Look up and you’ll spot them, along with some fine architecture, reports our chimerical sculpture correspondent Angus Young.

There are plenty of lion sculptures dotted around the city centre but only two have wings. Perched on brick pillars beneath a distinctive roof turret topped by an ornamental weather vane, a pair of stone griffins overlook the junction of Ferensway and Anlaby Road. They’ve been there for 123 years, standing upright as if keeping guard over the building beneath them – Regent House.

The stylish landmark was designed by architect John Dosser to provide new premises for Turner & Drinkwater, one of Hull’s most respected photographic businesses. The company remained there until the early 1970s. Apart from its splendid griffins, Dosser’s building is also worth a long look because it includes a neat design trick.

At first glance, it appears to be three separate properties but architectural details are carried through each one to unite the overall design. Not surprisingly, it was awarded Grade II listed building status in 1994. Historic England’s official listing says: “The external exuberance of the architectural design and detailing of the surviving portion of the 1902 Regent House, designed to appear as three separate properties, is clearly of special interest as a good example of an Edwardian commercial building.”

Pleasingly, the original shopfront at No.26 Anlaby Road can now be seen after it was exposed and restored during refurbishment in 2015.

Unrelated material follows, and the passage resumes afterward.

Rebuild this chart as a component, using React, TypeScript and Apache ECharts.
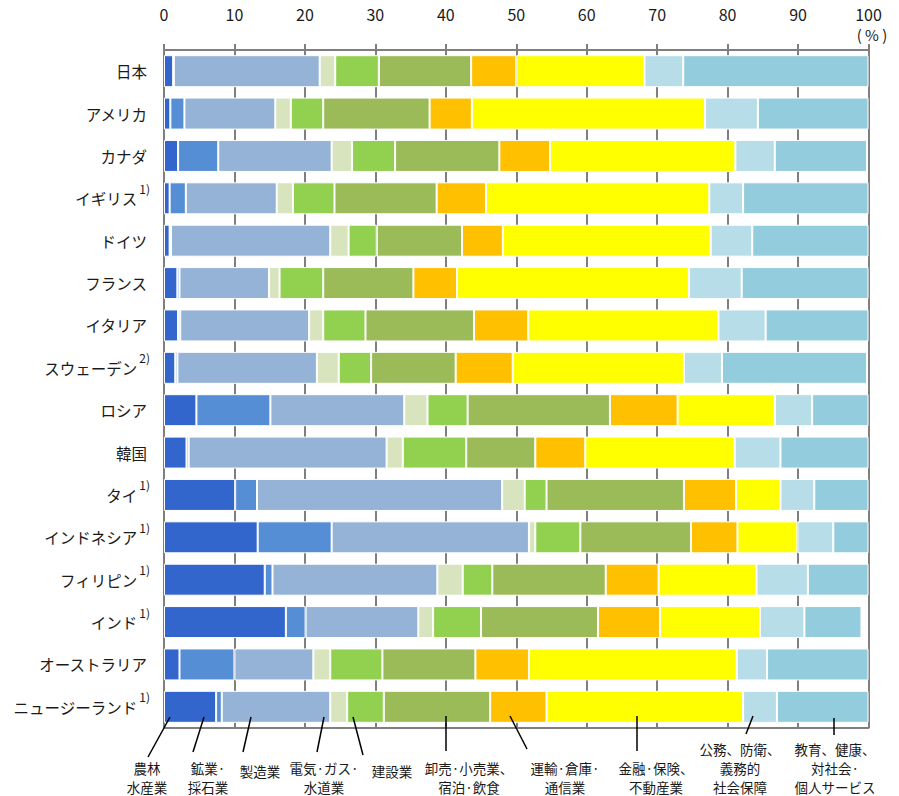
import React, { useEffect, useRef } from "react";
import * as echarts from "echarts";

const categories = ["日本", "アメリカ", "カナダ", "イギリス", "ドイツ", "フランス", "イタリア", "スウェーデン", "ロシア", "韓国", "タイ", "インドネシア", "フィリピン", "インド", "オーストラリア", "ニュージーランド"];
const notes = ["", "", "", "1)", "", "", "", "2)", "", "", "1)", "1)", "1)", "1)", "", "1)"];

const industries = ["農林水産業", "鉱業・採石業", "製造業", "電気・ガス・水道業", "建設業", "卸売・小売業、宿泊・飲食", "運輸・倉庫・通信業", "金融・保険、不動産業", "公務、防衛、義務的社会保障", "教育、健康、対社会・個人サービス"];

const agriculture = [1.3, 0.9, 2.0, 0.8, 0.8, 1.9, 2.0, 1.6, 4.6, 3.2, 10.1, 13.3, 14.3, 17.3, 2.2, 7.4];
const mining = [0.1, 2.0, 5.7, 2.3, 0.2, 0.3, 0.3, 0.3, 10.5, 0.3, 3.1, 10.5, 1.1, 2.8, 7.8, 0.8];
const manufacturing = [20.7, 12.9, 16.1, 12.9, 22.6, 12.7, 18.3, 19.8, 19.0, 28.1, 34.8, 28.0, 23.4, 16.0, 11.2, 15.4];
const utilities = [2.2, 2.2, 2.9, 2.3, 2.6, 1.5, 2.0, 3.1, 3.3, 2.3, 3.2, 0.9, 3.6, 2.1, 2.4, 2.4];
const construction = [6.2, 4.6, 6.1, 5.9, 4.0, 6.2, 6.0, 4.6, 5.7, 9.0, 3.1, 6.4, 4.2, 6.8, 7.4, 5.2];
const wholesale = [13.1, 15.1, 14.8, 14.5, 12.1, 12.8, 15.4, 12.0, 20.2, 9.8, 19.5, 15.7, 16.1, 16.6, 13.2, 15.1];
const transport = [6.4, 6.0, 7.2, 7.0, 5.8, 6.2, 7.7, 8.1, 9.6, 7.1, 7.4, 6.6, 7.5, 8.8, 7.6, 8.0];
const finance = [18.2, 33.1, 26.3, 31.7, 29.5, 32.9, 27.0, 24.3, 13.8, 21.2, 6.3, 8.5, 13.9, 14.2, 29.5, 27.9];
const publicAdmin = [5.5, 7.5, 5.6, 4.8, 5.9, 7.5, 6.7, 5.4, 5.3, 6.5, 4.8, 5.1, 7.3, 6.3, 4.3, 4.8];
const education = [26.3, 15.7, 13.1, 17.8, 16.5, 18.0, 14.6, 20.6, 8.0, 12.5, 7.7, 5.0, 8.6, 8.1, 14.4, 13.0];

const seriesData = [agriculture, mining, manufacturing, utilities, construction, wholesale, transport, finance, publicAdmin, education];
const colors = ["#3366CC", "#558ED5", "#95B3D7", "#D7E4BD", "#92D050", "#9BBB59", "#FFC000", "#FFFF00", "#B7DEE8", "#93CDDD"];

const xTicks = [0, 10, 20, 30, 40, 50, 60, 70, 80, 90, 100];

// annotation layout (decorative leader lines + labels under the chart)
const annotationLines = [
  ["農林", "水産業"],
  ["鉱業·", "採石業"],
  ["製造業"],
  ["電気·ガス·", "水道業"],
  ["建設業"],
  ["卸売·小売業、", "宿泊·飲食"],
  ["運輸·倉庫·", "通信業"],
  ["金融·保険、", "不動産業"],
  ["公務、防衛、", "義務的", "社会保障"],
  ["教育、健康、", "対社会·", "個人サービス"],
];
const annotationTextX = [147, 208, 260, 324, 392, 469, 565, 656, 740, 835];
const annotationLeader = [
  [170, 717, 148, 757],
  [204, 717, 193, 752],
  [251, 717, 243, 752],
  [324, 717, 317, 752],
  [353, 717, 363, 755],
  [446, 716, 446, 751],
  [510, 716, 527, 749],
  [637, 716, 637, 751],
  [753, 716, 746, 734],
  [834, 718, 834, 735],
];

const FONT = "'Noto Sans CJK JP', 'Noto Sans', sans-serif";

export default function App() {
  const ref = useRef<HTMLDivElement>(null);
  useEffect(() => {
    if (!ref.current) return;
    const chart = echarts.init(ref.current, undefined, { renderer: "svg" });

    const graphics: any[] = [];
    graphics.push({
      type: "text",
      x: 872,
      y: 34,
      style: { text: "( % )", fontSize: 15, fontFamily: FONT, fill: "#1a1a1a", textAlign: "center", textVerticalAlign: "middle" },
    });
    annotationLines.forEach((lines, i) => {
      const [x1, y1, x2, y2] = annotationLeader[i];
      graphics.push({
        type: "line",
        shape: { x1, y1, x2, y2 },
        style: { stroke: "#000", lineWidth: 1.5 },
        z: 100,
      });
      const ys = lines.length === 1 ? [771] : lines.length === 2 ? [768, 787] : [749, 768, 787];
      lines.forEach((t, j) => {
        graphics.push({
          type: "text",
          x: annotationTextX[i],
          y: ys[j],
          style: { text: t, fontSize: 13.5, fontFamily: FONT, fill: "#1a1a1a", textAlign: "center", textVerticalAlign: "middle" },
          z: 100,
        });
      });
    });

    chart.setOption({
      animation: false,
      textStyle: { fontFamily: FONT },
      grid: { left: 164, right: 30.5, top: 50, bottom: 68, containLabel: false },
      xAxis: [
        {
          type: "value",
          position: "top",
          min: 0,
          max: 100,
          interval: 10,
          axisLine: { show: true, lineStyle: { color: "#7f7f7f", width: 2 } },
          axisTick: { show: true, length: 6, lineStyle: { color: "#7f7f7f", width: 2 } },
          axisLabel: {
            margin: 28,
            fontSize: 16,
            color: "#1a1a1a",
            fontFamily: FONT,
            formatter: (v: number) => (xTicks.includes(v) ? String(v) : ""),
          },
          splitLine: { show: true, lineStyle: { color: "#7f7f7f", width: 2 } },
        },
        {
          type: "value",
          position: "bottom",
          min: 0,
          max: 100,
          axisLine: { show: true, onZero: false, lineStyle: { color: "#7f7f7f", width: 2 } },
          axisTick: { show: false },
          axisLabel: { show: false },
          splitLine: { show: false },
        },
      ],
      yAxis: {
        type: "category",
        inverse: true,
        data: categories,
        axisLine: { show: true, lineStyle: { color: "#7f7f7f", width: 2 } },
        axisTick: { show: false },
        axisLabel: {
          margin: 14,
          color: "#1a1a1a",
          fontFamily: FONT,
          formatter: (value: string, index: number) =>
            notes[index] ? `{n|${value}}{s|${notes[index]}}` : `{p|${value}}`,
          rich: {
            n: { fontSize: 15.5, lineHeight: 32, verticalAlign: "middle", color: "#1a1a1a", fontFamily: FONT },
            p: { fontSize: 15.5, lineHeight: 32, verticalAlign: "middle", color: "#1a1a1a", fontFamily: FONT, padding: [0, 3, 0, 0] },
            s: { fontSize: 12, lineHeight: 14, verticalAlign: "top", color: "#1a1a1a", fontFamily: FONT, padding: [0, 0, 0, 2] },
          },
        },
      },
      series: seriesData.map((d, i) => ({
        name: industries[i],
        type: "bar",
        stack: "total",
        xAxisIndex: 0,
        barWidth: 32,
        data: d,
        itemStyle: { color: colors[i], borderColor: "#ffffff", borderWidth: 1 },
        emphasis: { disabled: true },
      })),
      graphic: graphics,
    });
    return () => chart.dispose();
  }, []);
  return <div ref={ref} style={{ position: "fixed", left: 0, top: 0, width: 899, height: 796, background: "#fff" }} />;
}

Dossor’s handiwork can also be seen just across the same junction in the shape of the former Kinemacolour Picture Palace which opened in 1910. Later known as the Regent Cinema, it’s now a pub trading under the name G.W. Horner ‘s.

Born in Hull, Dossor was the son of a sea captain who became commodore of the Ellerman Wilson shipping line. Instead of a nautical career, he decided to be an architect. He was an articled pupil with East Yorkshire’s  largest practice Smith & Brodrick and later spent a year as an assistant to noted Hull architect Alfred Gelder before starting his own independent practice in 1898.

His initial work involved designing pubs but the Regent House commission really cemented his reputation as one the city’s up and coming architectural talents. By then he had already designed St. Augustine’s Parish Church Hall which still stands at the junction of Princes Avenue and Queens Road and he would go on to design several notable private houses in the Avenues, including a distinctive terrace of mock Tudor-fronted properties in Victoria Avenue.

In 1907 Dosser set up a new partnership  known as Wellsted Dossor & Wellsted, designing a new school and parish hall for St. Mary’s Church in Sculcoates Lane. The firm was also responsible for more new housing in the Avenues, including a terrace of four homes in Richmond Street complete with leaded windows, overhanging eaves and cast-iron ventilators in a Garden Village-style design. Dossor’s touch is also in evidence in Newland Park where he designed at least seven properties in what is still regarded as Hull’s poshest street.

In 1932 Dossor became Lord Mayor of Hull having already become an alderman and a magistrate. At the time he was living at 135 Westbourne Avenue, ironically not one of his own designs but still with many internal features he had added over the years.